PROBLEM REQUIREMENTS
The line holding "const yTicks = [20, 40, 60, 80, 100];" is the last one to output; start at the first line of the data, keep every line in between exactly, and leave out pictures.
· · · ·
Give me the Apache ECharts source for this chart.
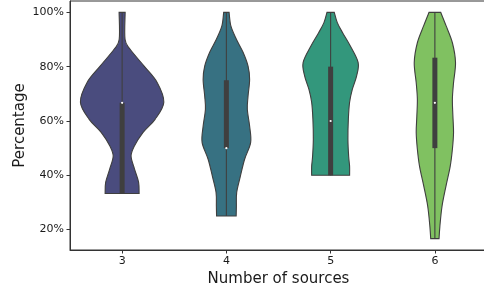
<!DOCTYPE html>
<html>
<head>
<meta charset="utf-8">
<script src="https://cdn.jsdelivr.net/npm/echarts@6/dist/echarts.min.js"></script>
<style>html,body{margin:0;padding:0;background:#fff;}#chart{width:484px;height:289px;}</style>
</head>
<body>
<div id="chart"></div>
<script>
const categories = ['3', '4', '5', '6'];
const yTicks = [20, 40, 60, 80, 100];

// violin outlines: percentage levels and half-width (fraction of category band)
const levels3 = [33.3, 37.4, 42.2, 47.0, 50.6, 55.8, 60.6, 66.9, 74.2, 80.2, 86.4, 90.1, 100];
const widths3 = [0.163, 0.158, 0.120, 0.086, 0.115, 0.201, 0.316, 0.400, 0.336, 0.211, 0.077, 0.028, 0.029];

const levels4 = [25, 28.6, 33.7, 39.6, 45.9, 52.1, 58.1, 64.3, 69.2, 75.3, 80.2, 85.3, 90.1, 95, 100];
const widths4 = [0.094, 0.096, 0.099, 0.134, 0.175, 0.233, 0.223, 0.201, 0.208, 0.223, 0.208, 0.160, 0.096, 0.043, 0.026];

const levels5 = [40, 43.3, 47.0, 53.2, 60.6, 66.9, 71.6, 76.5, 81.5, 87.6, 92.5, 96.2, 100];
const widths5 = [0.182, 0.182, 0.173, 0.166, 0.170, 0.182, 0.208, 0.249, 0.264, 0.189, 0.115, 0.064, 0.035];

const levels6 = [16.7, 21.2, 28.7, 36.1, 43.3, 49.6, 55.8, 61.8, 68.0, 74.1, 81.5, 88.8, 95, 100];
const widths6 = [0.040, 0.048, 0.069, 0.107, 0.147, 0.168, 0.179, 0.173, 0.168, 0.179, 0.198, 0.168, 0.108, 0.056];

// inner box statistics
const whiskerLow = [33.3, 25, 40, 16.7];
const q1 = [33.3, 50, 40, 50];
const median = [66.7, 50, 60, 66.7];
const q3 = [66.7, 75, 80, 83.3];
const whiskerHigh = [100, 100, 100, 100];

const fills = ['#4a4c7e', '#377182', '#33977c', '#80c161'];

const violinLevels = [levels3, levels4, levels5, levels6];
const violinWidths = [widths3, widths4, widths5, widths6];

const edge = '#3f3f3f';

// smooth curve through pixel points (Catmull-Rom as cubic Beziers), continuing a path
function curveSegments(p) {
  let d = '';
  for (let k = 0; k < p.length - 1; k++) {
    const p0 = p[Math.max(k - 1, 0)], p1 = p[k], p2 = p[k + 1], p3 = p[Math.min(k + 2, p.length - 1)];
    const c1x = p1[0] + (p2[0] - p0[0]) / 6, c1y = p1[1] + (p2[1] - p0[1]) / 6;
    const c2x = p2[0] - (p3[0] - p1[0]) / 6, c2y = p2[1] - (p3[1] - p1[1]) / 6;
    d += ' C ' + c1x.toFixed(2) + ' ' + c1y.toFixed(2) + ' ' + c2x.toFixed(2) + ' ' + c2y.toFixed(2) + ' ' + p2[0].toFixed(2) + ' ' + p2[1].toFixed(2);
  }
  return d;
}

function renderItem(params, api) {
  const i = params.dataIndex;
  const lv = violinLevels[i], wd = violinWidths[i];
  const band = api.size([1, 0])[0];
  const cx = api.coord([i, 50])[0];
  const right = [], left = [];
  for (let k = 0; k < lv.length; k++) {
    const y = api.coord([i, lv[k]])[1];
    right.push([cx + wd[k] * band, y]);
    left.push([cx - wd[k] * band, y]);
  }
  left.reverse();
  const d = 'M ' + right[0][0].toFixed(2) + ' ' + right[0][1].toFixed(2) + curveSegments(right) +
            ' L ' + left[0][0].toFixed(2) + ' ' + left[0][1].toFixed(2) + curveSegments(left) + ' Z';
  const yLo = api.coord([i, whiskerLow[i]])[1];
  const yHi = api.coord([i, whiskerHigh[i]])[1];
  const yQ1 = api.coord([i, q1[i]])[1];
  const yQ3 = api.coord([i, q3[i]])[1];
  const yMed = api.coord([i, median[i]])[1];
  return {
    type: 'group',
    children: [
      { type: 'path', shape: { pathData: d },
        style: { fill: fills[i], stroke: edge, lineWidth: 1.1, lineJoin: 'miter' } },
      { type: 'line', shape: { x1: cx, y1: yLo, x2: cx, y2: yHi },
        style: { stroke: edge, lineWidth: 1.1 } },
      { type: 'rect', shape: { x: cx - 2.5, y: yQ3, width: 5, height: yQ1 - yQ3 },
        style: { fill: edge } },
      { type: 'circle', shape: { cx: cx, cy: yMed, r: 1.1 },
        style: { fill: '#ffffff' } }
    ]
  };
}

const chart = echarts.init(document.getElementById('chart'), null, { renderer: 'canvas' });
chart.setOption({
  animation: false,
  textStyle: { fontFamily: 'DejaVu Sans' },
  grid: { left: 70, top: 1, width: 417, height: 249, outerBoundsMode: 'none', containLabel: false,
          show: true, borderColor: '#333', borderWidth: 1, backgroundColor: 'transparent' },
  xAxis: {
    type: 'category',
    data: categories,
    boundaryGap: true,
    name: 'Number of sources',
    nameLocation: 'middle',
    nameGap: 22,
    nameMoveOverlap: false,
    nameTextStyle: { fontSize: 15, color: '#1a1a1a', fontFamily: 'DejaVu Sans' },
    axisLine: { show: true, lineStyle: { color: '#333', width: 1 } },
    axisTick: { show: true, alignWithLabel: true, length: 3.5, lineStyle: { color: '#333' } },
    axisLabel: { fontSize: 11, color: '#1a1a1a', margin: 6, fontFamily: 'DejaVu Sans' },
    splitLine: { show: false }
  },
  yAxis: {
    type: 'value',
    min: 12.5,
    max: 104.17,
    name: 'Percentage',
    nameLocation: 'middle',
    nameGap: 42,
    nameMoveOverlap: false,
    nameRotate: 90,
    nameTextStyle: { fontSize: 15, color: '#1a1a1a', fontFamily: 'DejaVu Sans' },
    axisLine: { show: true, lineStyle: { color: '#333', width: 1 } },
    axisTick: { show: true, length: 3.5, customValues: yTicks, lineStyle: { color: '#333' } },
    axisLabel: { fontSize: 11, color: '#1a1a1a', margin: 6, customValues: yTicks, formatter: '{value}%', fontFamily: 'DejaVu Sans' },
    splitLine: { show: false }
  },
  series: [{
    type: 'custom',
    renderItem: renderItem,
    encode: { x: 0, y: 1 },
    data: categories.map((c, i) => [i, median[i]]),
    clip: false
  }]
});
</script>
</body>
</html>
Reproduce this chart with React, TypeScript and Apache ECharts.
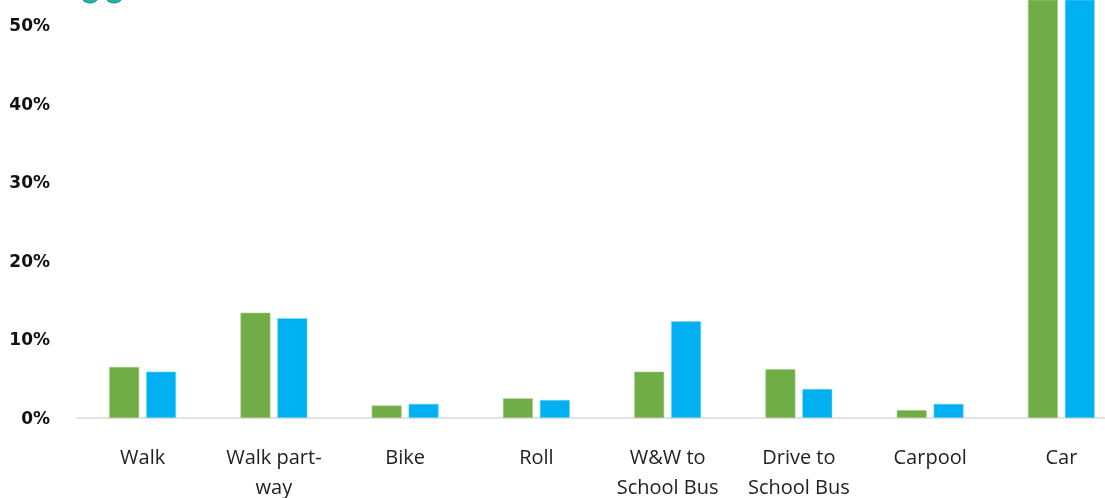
· · · ·
EXERCISE SOLUTION
Give me the Apache ECharts source for this chart.
<!DOCTYPE html>
<html>
<head>
<meta charset="utf-8">
<script src="https://cdn.jsdelivr.net/npm/echarts@6/dist/echarts.min.js"></script>
<style>html,body{margin:0;padding:0;background:#fff;}#chart{width:484px;height:289px;}</style>
</head>
<body>
<div id="chart"></div>
<script>
const categories = ['3', '4', '5', '6'];
const yTicks = [20, 40, 60, 80, 100];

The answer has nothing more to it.